[Stated exercise]: Identify the lines in the data below that contain "LaTeX" and give only how many there are.

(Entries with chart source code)

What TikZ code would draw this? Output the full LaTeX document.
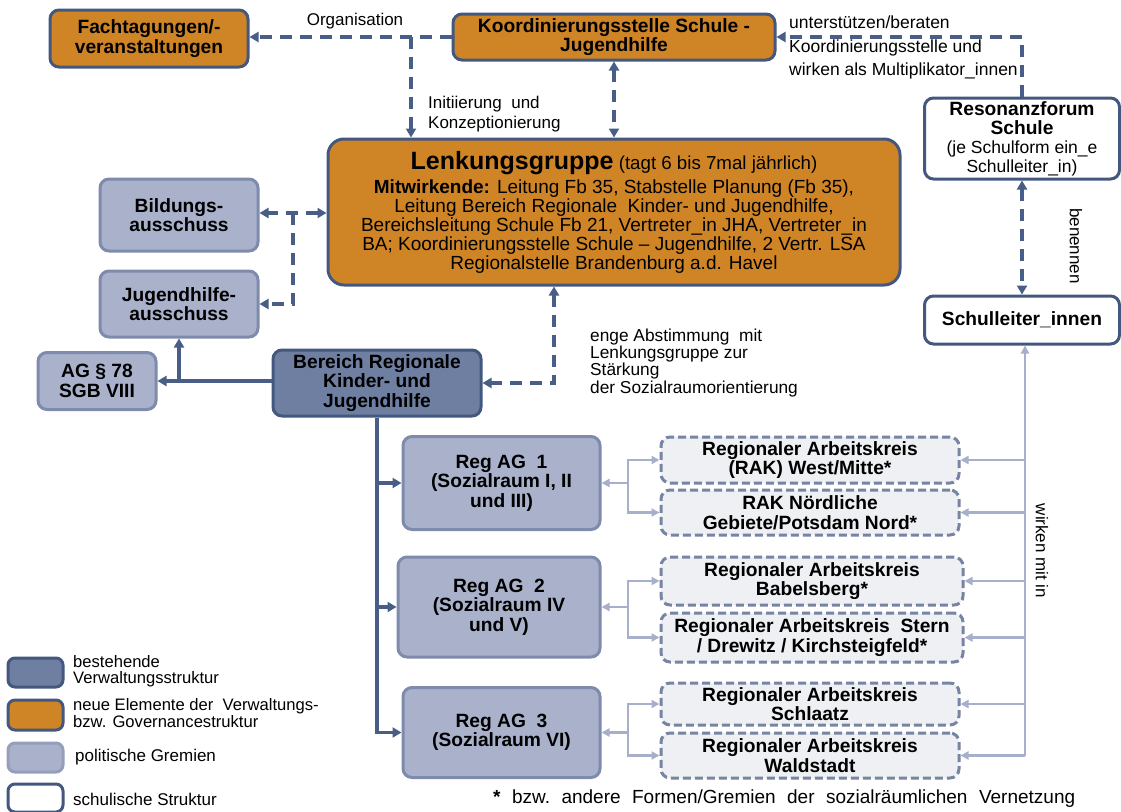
\documentclass[tikz,border=0pt]{standalone}
\usepackage{fontspec}
\setmainfont{Liberation Sans}
\usetikzlibrary{arrows.meta,calc}

\definecolor{orangeF}{HTML}{CF8526}
\definecolor{darkLine}{HTML}{44587F}
\definecolor{adminF}{HTML}{6E7FA2}
\definecolor{polF}{HTML}{A9B1CB}
\definecolor{polLine}{HTML}{7E8BAD}
\definecolor{rakF}{HTML}{EEF0F3}
\definecolor{rakLine}{HTML}{7884A3}
\definecolor{ltLine}{HTML}{A6B0CB}
\definecolor{arrDark}{HTML}{485E86}

\newcommand\boxfont{\fontsize{19.2}{19.5}\selectfont\bfseries}
\newcommand\bodyfont{\fontsize{19}{19}\selectfont}
\newcommand\lblfont{\fontsize{17}{17}\selectfont}

\tikzset{
  sz/.style 2 args={minimum width=#1, minimum height=#2},
  basebox/.style={rectangle, rounded corners=9pt, line width=3pt,
    align=center, inner sep=2pt, font=\boxfont},
  orangebox/.style={basebox, fill=orangeF, draw=darkLine},
  adminbox/.style={basebox, fill=adminF, draw=darkLine},
  polbox/.style={basebox, fill=polF, draw=polLine},
  schoolbox/.style={basebox, fill=white, draw=darkLine},
  rakbox/.style={basebox, fill=rakF, draw=rakLine, dash pattern=on 8pt off 4pt},
  tip/.tip={Triangle[length=9pt,width=10pt]},
  ltip/.tip={Triangle[length=8pt,width=8pt]},
  dk/.style={draw=arrDark, line width=3.2pt},
  dkdash/.style={dk, dash pattern=on 12pt off 8pt},
  lt/.style={draw=ltLine, line width=2.6pt},
  lbl/.style={inner sep=0pt, font=\lblfont, align=left},
}

\begin{document}
\begin{tikzpicture}[x=1pt, y=-1pt]
\useasboundingbox[fill=white] (0,0) rectangle (1121,811);

% ---------- boxes ----------
\node[orangebox, sz={198pt}{57pt}] (fach) at (149,38.5) {Fachtagungen/-\\veranstaltungen};
\node[orangebox, sz={322pt}{46pt}] (koord) at (614,37) {Koordinierungsstelle Schule -\\Jugendhilfe};
\node[orangebox, sz={572pt}{146pt}, rounded corners=16pt, font=\bodyfont, inner sep=4pt] (lenk) at (614,212)
  {{\fontsize{25}{26}\selectfont\bfseries Lenkungsgruppe} {\fontsize{18.7}{19}\selectfont (tagt 6 bis 7mal jährlich)}\\[4pt]
   {\bfseries Mitwirkende:} Leitung Fb 35, Stabstelle Planung (Fb 35),\\
   Leitung Bereich Regionale\ \ Kinder- und Jugendhilfe,\\
   Bereichsleitung Schule Fb 21, Vertreter\_in JHA, Vertreter\_in\\
   BA; Koordinierungsstelle Schule -- Jugendhilfe, 2 Vertr. LSA\\
   Regionalstelle Brandenburg a.d. Havel};

\node[polbox, sz={158pt}{72pt}] (bild) at (179,215) {Bildungs-\\ausschuss};
\node[polbox, sz={158pt}{66pt}] (jha) at (179,304) {Jugendhilfe-\\ausschuss};
\node[polbox, sz={118pt}{57pt}] (ag78) at (97,381) {AG § 78\\SGB VIII};
\node[adminbox, sz={208pt}{66pt}] (bereich) at (377,383) {Bereich Regionale\\Kinder- und\\Jugendhilfe};

\node[schoolbox, sz={195pt}{81pt}, font=\bodyfont] (reso) at (1022,138.5)
  {{\boxfont Resonanzforum}\\{\boxfont Schule}\\{\fontsize{17.5}{17}\selectfont (je Schulform ein\_e}\\{\fontsize{17.5}{17}\selectfont Schulleiter\_in)}};
\node[schoolbox, sz={195pt}{48pt}] (schul) at (1022,320) {Schulleiter\_innen};

\node[polbox, sz={197pt}{93pt}] (ag1) at (501.5,483) {Reg AG\ \ 1\\(Sozialraum I, II\\und III)};
\node[polbox, sz={202pt}{100pt}] (ag2) at (499,607) {Reg AG\ \ 2\\(Sozialraum IV\\und V)};
\node[polbox, sz={197pt}{90pt}] (ag3) at (501.5,732.5) {Reg AG\ \ 3\\(Sozialraum VI)};

\node[rakbox, sz={298pt}{46pt}] (rak1) at (810,460) {Regionaler Arbeitskreis\\(RAK) West/Mitte*};
\node[rakbox, sz={298pt}{45pt}] (rak2) at (810,512.5) {RAK Nördliche\\Gebiete/Potsdam\ Nord*};
\node[rakbox, sz={302pt}{48pt}] (rak3) at (812,581) {Regionaler Arbeitskreis\\Babelsberg*};
\node[rakbox, sz={302pt}{49pt}] (rak4) at (812,637.5) {Regionaler Arbeitskreis\ \ Stern\\/ Drewitz / Kirchsteigfeld*};
\node[rakbox, sz={298pt}{42pt}] (rak5) at (810,704) {Regionaler Arbeitskreis\\Schlaatz};
\node[rakbox, sz={298pt}{45pt}] (rak6) at (810,755.5) {Regionaler Arbeitskreis\\Waldstadt};

% ---------- dark dashed connectors ----------
\coordinate (jorg) at (411,37);
\draw[dkdash, -tip] (koord.west) -- (koord.west -| fach.east);
\draw[dkdash, -tip] (jorg) -- (jorg |- lenk.north);
\draw[dkdash, tip-tip] (koord.south) -- (koord.south |- lenk.north);
\draw[dkdash, -tip] (reso.north) |- (koord.east);
\draw[dkdash, tip-tip] (reso.south) -- (schul.north);

\coordinate (jpol) at (293,213);
\draw[dkdash, tip-tip] (jpol -| lenk.west) -- (jpol -| bild.east);
\draw[dkdash, -tip] (jpol) |- (jha.east);

\coordinate (jlenk) at (554,383);
\draw[dkdash, tip-tip] (jlenk |- lenk.south) |- (bereich.east);

% ---------- dark solid connectors ----------
\coordinate (jag) at (179,381);
\draw[dk, -tip] (ag78.east -| bereich.west) -- (ag78.east);
\draw[dk, -tip] (jag) -- (jha.south);
\draw[dk, -tip] (bereich.south) |- (ag3.west);
\draw[dk, -tip] (bereich.south |- ag1.west) -- (ag1.west);
\draw[dk, -tip] (bereich.south |- ag2.west) -- (ag2.west);

% ---------- light connectors ----------
\foreach \ag/\ra/\rb in {ag1/rak1/rak2, ag2/rak3/rak4, ag3/rak5/rak6}{
  \coordinate (split) at (628,0 |- \ag.east);
  \draw[lt, -ltip] (split) -- (\ag.east);
  \draw[lt, -ltip] (split) |- (\ra.west);
  \draw[lt, -ltip] (split) |- (\rb.west);
}
\coordinate (rline) at (1025,0);
\draw[lt, -ltip] (rline |- rak6.east) -- (rline |- schul.south);
\foreach \r in {rak1,rak2,rak3,rak4,rak5,rak6}{
  \draw[lt, -ltip] (rline |- \r.east) -- (\r.east);
}

% ---------- connector labels ----------
\node[lbl] (torg) at (355,21) {Organisation};
\node[lbl, anchor=north west, font=\fontsize{17}{19.5}\selectfont] (tini) at (428,96) {Initiierung\ \ und\\Konzeptionierung};
\node[lbl, anchor=north west, font=\fontsize{17.5}{23.5}\selectfont] (tunt) at (789,16) {unterstützen/beraten\\Koordinierungsstelle und\\wirken als Multiplikator\_innen};
\node[lbl, rotate=-90] (tben) at (1076,246) {benennen};
\node[lbl, anchor=north west, font=\fontsize{17.3}{15.8}\selectfont] (tabs) at (590,329) {enge Abstimmung\ \ mit\\Lenkungsgruppe zur\\Stärkung\\der Sozialraumorientierung};
\node[lbl, rotate=-90] (twir) at (1042,551) {wirken mit in};
\node[lbl, anchor=west, font=\fontsize{19}{19}\selectfont] (tfoot) at (493,799) {\makebox[582pt][s]{{\bfseries *} bzw.\ andere Formen/Gremien der sozialräumlichen Vernetzung}};

% ---------- legend ----------
\node[adminbox, sz={55pt}{29pt}, rounded corners=7pt] (leg1) at (35.5,672.5) {};
\node[orangebox, sz={55pt}{30pt}, rounded corners=7pt] (leg2) at (35.5,715) {};
\node[polbox, sz={55pt}{29pt}, rounded corners=7pt, draw=polF!80!darkLine] (leg3) at (35.5,757.5) {};
\node[schoolbox, sz={55pt}{28pt}, rounded corners=7pt] (leg4) at (35.5,798) {};
\node[lbl, anchor=west, font=\fontsize{16.6}{16.5}\selectfont] (tleg1) at (73,671) {bestehende\\Verwaltungsstruktur};
\node[lbl, anchor=west, font=\fontsize{16.6}{16.5}\selectfont] (tleg2) at (73,713) {neue Elemente der\ \ Verwaltungs-\\bzw. Governancestruktur};
\node[lbl, anchor=west] (tleg3) at (75,757) {politische Gremien};
\node[lbl, anchor=west] (tleg4) at (73,799) {schulische Struktur};
\end{tikzpicture}
\end{document}
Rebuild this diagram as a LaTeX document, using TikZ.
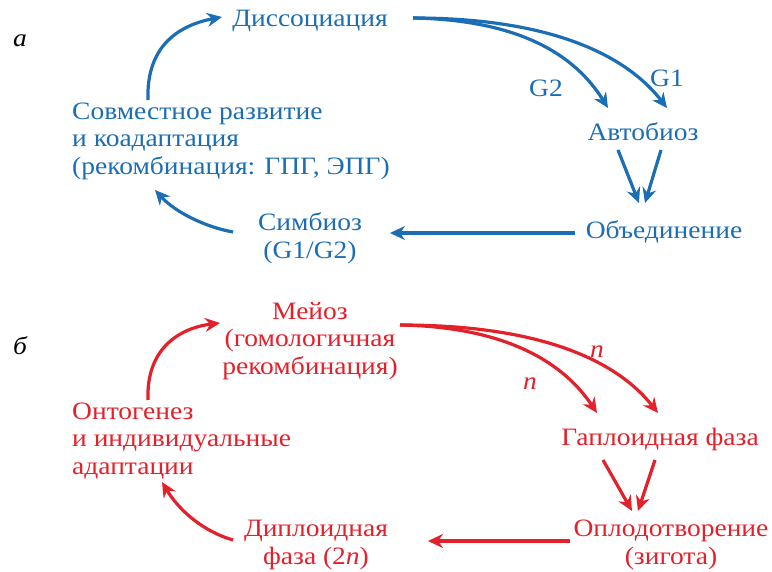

[The result]: 2